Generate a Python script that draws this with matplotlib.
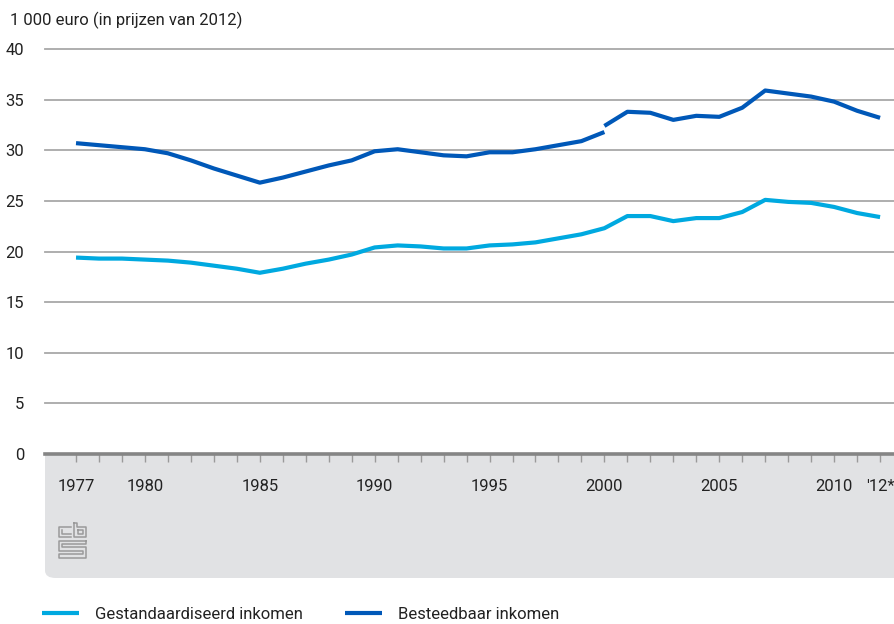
"""Gestandaardiseerd en besteedbaar inkomen, 1977-2012 (1 000 euro, prijzen 2012)."""
import matplotlib

matplotlib.use("Agg")
import matplotlib.pyplot as plt
from matplotlib.patches import FancyBboxPatch
from matplotlib.lines import Line2D

plt.rcParams["font.family"] = ["Roboto", "DejaVu Sans"]

years = list(range(1977, 2013))
gestandaardiseerd = [
    19.4, 19.3, 19.3, 19.2, 19.1, 18.9, 18.6, 18.3, 17.9, 18.3,
    18.8, 19.2, 19.7, 20.4, 20.6, 20.5, 20.3, 20.3, 20.6, 20.7,
    20.9, 21.3, 21.7, 22.3, 23.5, 23.5, 23.0, 23.3, 23.3, 23.9,
    25.1, 24.9, 24.8, 24.4, 23.8, 23.4,
]
# besteedbaar inkomen: trendbreuk in 2000
years_old = list(range(1977, 2001))
besteedbaar_old = [
    30.7, 30.5, 30.3, 30.1, 29.7, 29.0, 28.2, 27.5, 26.8, 27.3,
    27.9, 28.5, 29.0, 29.9, 30.1, 29.8, 29.5, 29.4, 29.8, 29.8,
    30.1, 30.5, 30.9, 31.8,
]
years_new = list(range(2000, 2013))
besteedbaar_new = [32.4, 33.8, 33.7, 33.0, 33.4, 33.3, 34.2, 35.9, 35.6, 35.3, 34.8, 33.9, 33.2]

labelled = {1977: "1977", 1980: "1980", 1985: "1985", 1990: "1990", 1995: "1995",
            2000: "2000", 2005: "2005", 2010: "2010", 2012: "'12*"}
y_ticks = [0, 5, 10, 15, 20, 25, 30, 35, 40]

light = "#00a9e0"
dark = "#0058b8"
W, H = 895, 624

fig = plt.figure(figsize=(W / 100, H / 100), dpi=100)

# grey footer box behind the x axis
box = FancyBboxPatch((45 / W, (H - 578) / H), (W - 45) / W + 0.02, 135 / H,
                     boxstyle="round,pad=0,rounding_size=0.012",
                     transform=fig.transFigure, facecolor="#e1e2e4",
                     edgecolor="none", zorder=0)
fig.patches.append(box)

ax = fig.add_axes([45 / W, (H - 454) / H, 850 / W, 405 / H])
ax.set_facecolor("white")
ax.set_zorder(1)

ax.plot(years, gestandaardiseerd, color=light, lw=3, solid_capstyle="butt",
        label="Gestandaardiseerd inkomen", zorder=3)
ax.plot(years_old, besteedbaar_old, color=dark, lw=3, solid_capstyle="butt",
        label="Besteedbaar inkomen", zorder=3)
ax.plot(years_new, besteedbaar_new, color=dark, lw=3, solid_capstyle="butt", zorder=3)

ax.set_xlim(1975.65, 2012.65)
ax.set_ylim(0, 40)
ax.set_yticks(y_ticks)
ax.set_yticklabels([str(v) for v in y_ticks], fontsize=12, color="#222222")
ax.set_xticks(years)
ax.set_xticklabels([labelled.get(y, "") for y in years], fontsize=12, color="#222222")
ax.tick_params(axis="y", length=0, pad=15)
ax.tick_params(axis="x", length=6, width=1, color="#9a9a9a", pad=12)

for v in y_ticks[1:]:
    ax.axhline(v, color="#a8a8a8", lw=1.3, zorder=1, clip_on=False)

for side in ["top", "right", "left"]:
    ax.spines[side].set_visible(False)
ax.spines["bottom"].set_color("#858585")
ax.spines["bottom"].set_linewidth(2.6)
ax.spines["bottom"].set_zorder(4)

fig.text(10 / W, 1 - 20 / H, "1 000 euro (in prijzen van 2012)", fontsize=12,
         color="#222222", va="center", ha="left")

# cbs logo (rough line drawing)
def px(x, y):
    return x / W, 1 - y / H

logo = [
    [(71, 527), (59, 527), (59, 537), (71, 537)],
    [(62, 530), (62, 534), (71, 534)],
    [(74, 523), (74, 537), (86, 537), (86, 527), (77, 527), (77, 523), (74, 523)],
    [(78, 530), (83, 530), (83, 534), (78, 534), (78, 530)],
    [(86, 541), (59, 541), (59, 551), (83, 551), (83, 554), (59, 554), (59, 558), (86, 558),
     (86, 547), (62, 547), (62, 544), (86, 544), (86, 541)],
]
for pts in logo:
    xs, ys = zip(*[px(x, y) for x, y in pts])
    fig.add_artist(Line2D(xs, ys, transform=fig.transFigure, color="#9a9a9a", lw=1.1, zorder=5))

handles, labels = ax.get_legend_handles_labels()
fig.legend(handles, labels, loc="lower left", bbox_to_anchor=(27 / W, -13 / H),
           ncol=2, frameon=False, fontsize=12, handlelength=2.2, handletextpad=1.0,
           columnspacing=2.5, labelcolor="#222222")

fig.savefig("out.png", dpi=100)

====================

* [Exercise]:
Pictures excluded, repeat exactly the lines from the top of the material through the line with "34.8, 33.9, 33.2]", including both of those lines.

* [The reply]:
Generate a Python script that draws this with matplotlib.
"""Gestandaardiseerd en besteedbaar inkomen, 1977-2012 (1 000 euro, prijzen 2012)."""
import matplotlib

matplotlib.use("Agg")
import matplotlib.pyplot as plt
from matplotlib.patches import FancyBboxPatch
from matplotlib.lines import Line2D

plt.rcParams["font.family"] = ["Roboto", "DejaVu Sans"]

years = list(range(1977, 2013))
gestandaardiseerd = [
    19.4, 19.3, 19.3, 19.2, 19.1, 18.9, 18.6, 18.3, 17.9, 18.3,
    18.8, 19.2, 19.7, 20.4, 20.6, 20.5, 20.3, 20.3, 20.6, 20.7,
    20.9, 21.3, 21.7, 22.3, 23.5, 23.5, 23.0, 23.3, 23.3, 23.9,
    25.1, 24.9, 24.8, 24.4, 23.8, 23.4,
]
# besteedbaar inkomen: trendbreuk in 2000
years_old = list(range(1977, 2001))
besteedbaar_old = [
    30.7, 30.5, 30.3, 30.1, 29.7, 29.0, 28.2, 27.5, 26.8, 27.3,
    27.9, 28.5, 29.0, 29.9, 30.1, 29.8, 29.5, 29.4, 29.8, 29.8,
    30.1, 30.5, 30.9, 31.8,
]
years_new = list(range(2000, 2013))
besteedbaar_new = [32.4, 33.8, 33.7, 33.0, 33.4, 33.3, 34.2, 35.9, 35.6, 35.3, 34.8, 33.9, 33.2]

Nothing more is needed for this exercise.